All of the frustrating facets of Dark Arisen are made doubly so thanks to the still-questionable AI of your pawns, computer-controlled party members that can be recruited from other players' games. Pawns were adept at dying in stupid ways in the original Dragon's Dogma, but Dark Arisen is full of situations where their ineptitude got me killed. Whether refusing to move from the glowing red ring that's clearly about to explode with spellfire or not interrupting the enemy who's winding up for an instant-kill attack while I'm pinned down, the pawns elicited a non-stop stream of expletives and controller-shattering rage. I also had to babysit them more than ever during encounters with Death, a recurring enemy whose scythe attack instantly banished any pawns it touched, leaving me without support until I could get to a safe spot to summon them again.

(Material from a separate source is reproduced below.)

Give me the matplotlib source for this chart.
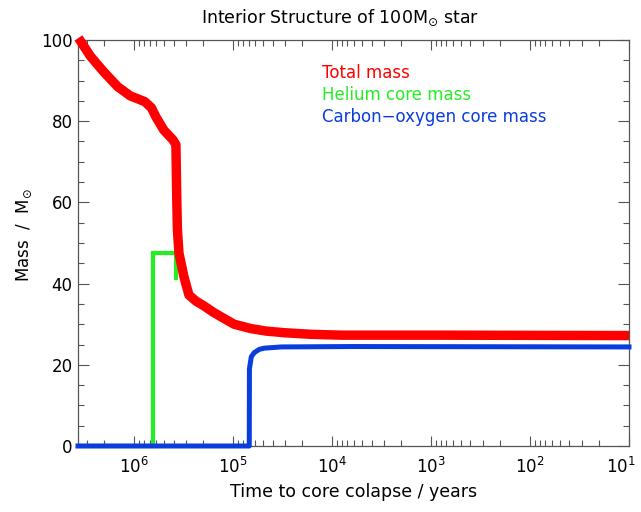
import matplotlib
matplotlib.use("Agg")
import matplotlib.pyplot as plt
from matplotlib.ticker import FixedLocator, LogLocator, MultipleLocator, NullFormatter
from matplotlib.transforms import ScaledTranslation

plt.rcParams['font.family'] = ['DejaVu Sans']
plt.rcParams['mathtext.fontset'] = 'dejavusans'

# Total mass (years before collapse, solar masses)
t_total = [3.66e6, 2.77e6, 2.04e6, 1.47e6, 1.09e6, 9.4e5, 7.8e5, 6.7e5, 6.05e5, 5.02e5,
           4.06e5, 3.79e5, 3.71e5, 3.66e5, 3.53e5, 3.14e5, 2.8e5, 2.38e5, 1.97e5,
           1.6e5, 1.32e5, 9.8e4, 6.56e4, 4.62e4, 3.03e4, 1.61e4, 8.0e3, 977, 10]
m_total = [100.5, 96, 92.2, 88.5, 86.2, 85.6, 84.8, 83.3, 81.1, 77.8,
           75.4, 74.2, 60, 53.2, 47.5, 41.6, 37.2, 35.7, 34.5,
           33.0, 31.8, 30.0, 28.9, 28.3, 27.9, 27.5, 27.3, 27.3, 27.2]

# Helium core mass
t_he = [3.7e6, 6.5e5, 6.5e5, 3.8e5, 3.8e5]
m_he = [0, 0, 47.5, 47.5, 41.4]

# Carbon-oxygen core mass
t_co = [3.7e6, 6.88e4, 6.85e4, 6.56e4, 6.12e4, 5.45e4, 4.84e4, 3.26e4, 6.3e3, 10]
m_co = [0, 0, 19, 22, 23.0, 23.8, 24.1, 24.4, 24.5, 24.4]

x_ticks = [1e6, 1e5, 1e4, 1e3, 1e2, 1e1]
labels = ["Total mass", "Helium core mass", "Carbon\u2212oxygen core mass"]
red, green, blue = "#ff0000", "#22ee22", "#0a3ddd"

fig = plt.figure(figsize=(6.41, 5.12), dpi=100)
ax = fig.add_axes([78/641, 1-446/512, (629-78)/641, (446-40)/512])

ax.plot(t_he, m_he, color=green, lw=3.0, solid_joinstyle='miter', clip_on=False, zorder=2)
ax.plot(t_co, m_co, color=blue, lw=3.6, solid_joinstyle='round', clip_on=False, zorder=3)
ax.plot(t_total, m_total, color=red, lw=6.8, solid_capstyle='butt',
        solid_joinstyle='round', clip_on=False, zorder=4)

ax.set_xscale('log')
ax.set_xlim(3.7e6, 10)
ax.set_ylim(0, 100)

ax.xaxis.set_major_locator(FixedLocator(x_ticks))
ax.xaxis.set_minor_locator(LogLocator(base=10, subs=range(2, 10), numticks=20))
ax.xaxis.set_minor_formatter(NullFormatter())
ax.yaxis.set_major_locator(MultipleLocator(20))
ax.yaxis.set_minor_locator(MultipleLocator(5))

ax.tick_params(which='both', direction='in', top=True, right=True, labelsize=12,
               color='#555555', width=0.8)
ax.tick_params(axis='x', which='major', length=7, pad=8)
ax.tick_params(axis='x', which='minor', length=4)
ax.tick_params(axis='y', which='major', length=8, pad=4)
ax.tick_params(axis='y', which='minor', length=4)
for s in ax.spines.values():
    s.set_color('#555555')
    s.set_linewidth(0.9)

ax.set_xlabel("Time to core colapse / years", fontsize=12.5, labelpad=4)
ax.set_ylabel(r"Mass  /  M$_{\odot}$", fontsize=12)
ax.yaxis.set_label_coords(-(78-34)/551, 0.52)
fig.text(340/641, 1-18/512, r"Interior Structure of 100M$_{\odot}$ star", fontsize=12.5,
         ha='center', va='center')

for i, (lab, c) in enumerate(zip(labels, [red, green, blue])):
    fig.text(322/641, 1-(73+22*i)/512, lab, color=c, fontsize=12, ha='left', va='center')

# nudge the last x tick label (10^1) inward so it stays inside the figure
fig.canvas.draw()
last = ax.xaxis.get_major_ticks()[len(x_ticks) - 1].label1
last.set_transform(last.get_transform() + ScaledTranslation(-6/72, 0, fig.dpi_scale_trans))

fig.savefig("out.png", dpi=100)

Amidst the disruption to the shaky balance and systems that underpin Dragon's Dogma, Capcom has made a few concessions toward complaints about the original game. Most notably, getting around Gransys is now easier, with more fast travel locations available from the start and more options for using them as much as you need. The Xbox 360 version of Dark Arisen also includes a second disc for installing an HD texture pack, which greatly lowers load times and eliminates a lot of the strange graphical bugs that existed in the original game. But these are changes that feel more at home in a patch, not a brand new disc-based release priced similarly to the original.

Wrap Up:

Dark Arisen fails to capitalize on the strong base laid in Dragon's Dogma

Dragon's Dogma: Dark Arisen could have reached new fans and old alike. It was a chance for Capcom to lock in an audience for this burgeoning franchise. But poor balance and careless design limit its appeal to a tiny group of the most hardcore. The original Dragon's Dogma didn't completely succeed in its attempt to emulate Western, open-world RPGs. Dark Arisen makes a much greater mistake: It fails to recognize or capitalize on its own strengths.